**Prompt**
Pictures do not belong in your copy. Repeat all the other data exactly.
[BEGIN Dataset content]
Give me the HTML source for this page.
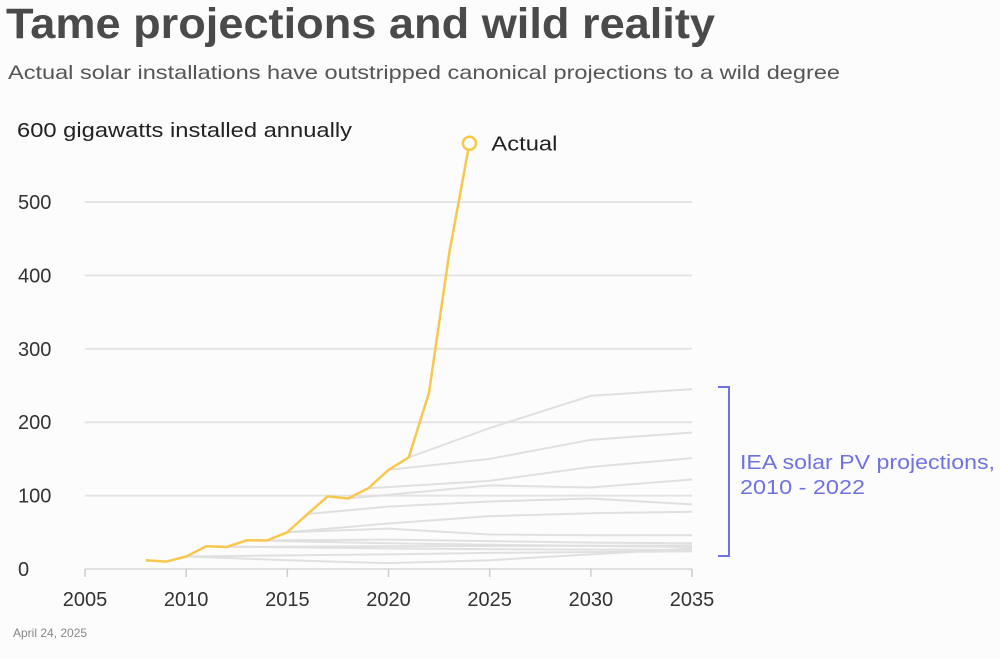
<!DOCTYPE html>
<html><head><meta charset="utf-8">
<style>
html,body{margin:0;padding:0;background:#fcfcfc;}
body{width:1000px;height:659px;overflow:hidden;position:relative;font-family:"Liberation Sans",sans-serif;}
svg{position:absolute;left:0;top:0;}
</style></head>
<body>
<svg width="1000" height="659" id="chart">
<text x="6" y="38" font-size="43" font-weight="bold" fill="#4a4a4a" textLength="709" lengthAdjust="spacingAndGlyphs">Tame projections and wild reality</text>
<text x="8" y="79" font-size="19.5" fill="#555" textLength="832" lengthAdjust="spacingAndGlyphs">Actual solar installations have outstripped canonical projections to a wild degree</text>
<g id="grid"></g>
<g id="proj"></g>
<g id="actual"></g>
<g id="axes"></g>
<rect x="8" y="112" width="360" height="30" fill="#fcfcfc"/>
<text x="17" y="137" font-size="20" fill="#222" textLength="335" lengthAdjust="spacingAndGlyphs">600 gigawatts installed annually</text>
<path d="M718,387 H729 V556 H718" fill="none" stroke="#6f72e0" stroke-width="2"/>
<text x="740" y="469" font-size="20" fill="#6f72e0" textLength="255" lengthAdjust="spacingAndGlyphs">IEA solar PV projections,</text>
<text x="740" y="494" font-size="20" fill="#6f72e0" textLength="125" lengthAdjust="spacingAndGlyphs">2010 - 2022</text>
<text x="13" y="637" font-size="12" fill="#888">April 24, 2025</text>
</svg>
<script>
const actualYears=[2008,2009,2010,2011,2012,2013,2014,2015,2016,2017,2018,2019,2020,2021,2022,2023,2024];
const actualValues=[12,10,17,31,30,39,39,50,75,99,96,110,135,152,240,430,580];
const projYears=[
[2021,2025,2030,2035],[2020,2025,2030,2035],[2019,2025,2030,2035],[2018,2025,2030,2035],
[2016,2020,2025,2030,2035],[2015,2020,2025,2030,2035],[2015,2020,2025,2030,2035],
[2014,2020,2025,2030,2035],[2013,2020,2025,2035],[2011,2020,2025,2035],[2010,2020,2025,2035],
[2010,2015,2020,2025,2035],[2012,2020,2035]];
const projValues=[
[152,192,236,245],[135,150,176,186],[110,120,139,151],[96,114,111,122],
[75,85,92,96,88],[50,62,72,76,78],[50,55,47,46,46],
[39,40,38,36,35],[39,35,33,30],[31,28,27,26],[17,20,22,24],
[17,12,8,12,28],[30,31,32]];
const yTicks=[0,100,200,300,400,500];
const xTicks=[2005,2010,2015,2020,2025,2030,2035];
const NS="http://www.w3.org/2000/svg";
function xs(y){return 85+(y-2005)*(607/30);}
function ys(v){return 569-v*0.734;}
function mk(tag,attrs,parent){const e=document.createElementNS(NS,tag);for(const k in attrs)e.setAttribute(k,attrs[k]);document.getElementById(parent).appendChild(e);return e;}
yTicks.forEach(t=>{
  if(t>0){const l=mk('line',{x1:85,x2:692,y1:ys(t),y2:ys(t),stroke:'#e4e4e4','stroke-width':2},'grid');
  
  }
  const tx=mk('text',{x:18,y:ys(t)+7,'font-size':20,fill:'#333'},'axes');
  
  
  tx.textContent=t;
});
const ax=mk('line',{x1:85,x2:692,y1:569,y2:569,stroke:'#e0e0e0','stroke-width':2},'axes');


xTicks.forEach(t=>{
  const tk=mk('line',{x1:xs(t),x2:xs(t),y1:569,y2:577,stroke:'#ccc','stroke-width':1.5},'axes');
  
  
  const tx=mk('text',{x:xs(t),y:606,'font-size':20,fill:'#333','text-anchor':'middle'},'axes');
  
  
  tx.textContent=t;
});
projYears.forEach((yrs,i)=>{
  const pts=yrs.map((y,j)=>xs(y)+','+ys(projValues[i][j])).join(' ');
  const p=mk('polyline',{points:pts,fill:'none',stroke:'#e0e0e0','stroke-width':2},'proj');
  
  
});
const apts=actualYears.map((y,j)=>xs(y)+','+ys(actualValues[j])).join(' ');
const al=mk('polyline',{points:apts,fill:'none',stroke:'#f8c84e','stroke-width':2.5,'stroke-linejoin':'round'},'actual');


const n=actualYears.length-1;
const c=mk('circle',{cx:xs(actualYears[n]),cy:ys(actualValues[n]),r:6.5,fill:'#fff',stroke:'#f8c84e','stroke-width':2.5},'actual');


const lab=mk('text',{x:xs(actualYears[n])+22,y:ys(actualValues[n])+7,'font-size':20,fill:'#222',textLength:66,lengthAdjust:'spacingAndGlyphs'},'actual');


lab.textContent='Actual';
</script>
</body></html>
[END Dataset content]
**Complete answer**
Give me the HTML source for this page.
<!DOCTYPE html>
<html><head><meta charset="utf-8">
<style>
html,body{margin:0;padding:0;background:#fcfcfc;}
body{width:1000px;height:659px;overflow:hidden;position:relative;font-family:"Liberation Sans",sans-serif;}
svg{position:absolute;left:0;top:0;}
</style></head>
<body>
<svg width="1000" height="659" id="chart">
<text x="6" y="38" font-size="43" font-weight="bold" fill="#4a4a4a" textLength="709" lengthAdjust="spacingAndGlyphs">Tame projections and wild reality</text>
<text x="8" y="79" font-size="19.5" fill="#555" textLength="832" lengthAdjust="spacingAndGlyphs">Actual solar installations have outstripped canonical projections to a wild degree</text>
<g id="grid"></g>
<g id="proj"></g>
<g id="actual"></g>
<g id="axes"></g>
<rect x="8" y="112" width="360" height="30" fill="#fcfcfc"/>
<text x="17" y="137" font-size="20" fill="#222" textLength="335" lengthAdjust="spacingAndGlyphs">600 gigawatts installed annually</text>
<path d="M718,387 H729 V556 H718" fill="none" stroke="#6f72e0" stroke-width="2"/>
<text x="740" y="469" font-size="20" fill="#6f72e0" textLength="255" lengthAdjust="spacingAndGlyphs">IEA solar PV projections,</text>
<text x="740" y="494" font-size="20" fill="#6f72e0" textLength="125" lengthAdjust="spacingAndGlyphs">2010 - 2022</text>
<text x="13" y="637" font-size="12" fill="#888">April 24, 2025</text>
</svg>
<script>
const actualYears=[2008,2009,2010,2011,2012,2013,2014,2015,2016,2017,2018,2019,2020,2021,2022,2023,2024];
const actualValues=[12,10,17,31,30,39,39,50,75,99,96,110,135,152,240,430,580];
const projYears=[
[2021,2025,2030,2035],[2020,2025,2030,2035],[2019,2025,2030,2035],[2018,2025,2030,2035],
[2016,2020,2025,2030,2035],[2015,2020,2025,2030,2035],[2015,2020,2025,2030,2035],
[2014,2020,2025,2030,2035],[2013,2020,2025,2035],[2011,2020,2025,2035],[2010,2020,2025,2035],
[2010,2015,2020,2025,2035],[2012,2020,2035]];
const projValues=[
[152,192,236,245],[135,150,176,186],[110,120,139,151],[96,114,111,122],
[75,85,92,96,88],[50,62,72,76,78],[50,55,47,46,46],
[39,40,38,36,35],[39,35,33,30],[31,28,27,26],[17,20,22,24],
[17,12,8,12,28],[30,31,32]];
const yTicks=[0,100,200,300,400,500];
const xTicks=[2005,2010,2015,2020,2025,2030,2035];
const NS="http://www.w3.org/2000/svg";
function xs(y){return 85+(y-2005)*(607/30);}
function ys(v){return 569-v*0.734;}
function mk(tag,attrs,parent){const e=document.createElementNS(NS,tag);for(const k in attrs)e.setAttribute(k,attrs[k]);document.getElementById(parent).appendChild(e);return e;}
yTicks.forEach(t=>{
  if(t>0){const l=mk('line',{x1:85,x2:692,y1:ys(t),y2:ys(t),stroke:'#e4e4e4','stroke-width':2},'grid');
  
  }
  const tx=mk('text',{x:18,y:ys(t)+7,'font-size':20,fill:'#333'},'axes');
  
  
  tx.textContent=t;
});
const ax=mk('line',{x1:85,x2:692,y1:569,y2:569,stroke:'#e0e0e0','stroke-width':2},'axes');


xTicks.forEach(t=>{
  const tk=mk('line',{x1:xs(t),x2:xs(t),y1:569,y2:577,stroke:'#ccc','stroke-width':1.5},'axes');
  
  
  const tx=mk('text',{x:xs(t),y:606,'font-size':20,fill:'#333','text-anchor':'middle'},'axes');
  
  
  tx.textContent=t;
});
projYears.forEach((yrs,i)=>{
  const pts=yrs.map((y,j)=>xs(y)+','+ys(projValues[i][j])).join(' ');
  const p=mk('polyline',{points:pts,fill:'none',stroke:'#e0e0e0','stroke-width':2},'proj');
  
  
});
const apts=actualYears.map((y,j)=>xs(y)+','+ys(actualValues[j])).join(' ');
const al=mk('polyline',{points:apts,fill:'none',stroke:'#f8c84e','stroke-width':2.5,'stroke-linejoin':'round'},'actual');


const n=actualYears.length-1;
const c=mk('circle',{cx:xs(actualYears[n]),cy:ys(actualValues[n]),r:6.5,fill:'#fff',stroke:'#f8c84e','stroke-width':2.5},'actual');


const lab=mk('text',{x:xs(actualYears[n])+22,y:ys(actualValues[n])+7,'font-size':20,fill:'#222',textLength:66,lengthAdjust:'spacingAndGlyphs'},'actual');


lab.textContent='Actual';
</script>
</body></html>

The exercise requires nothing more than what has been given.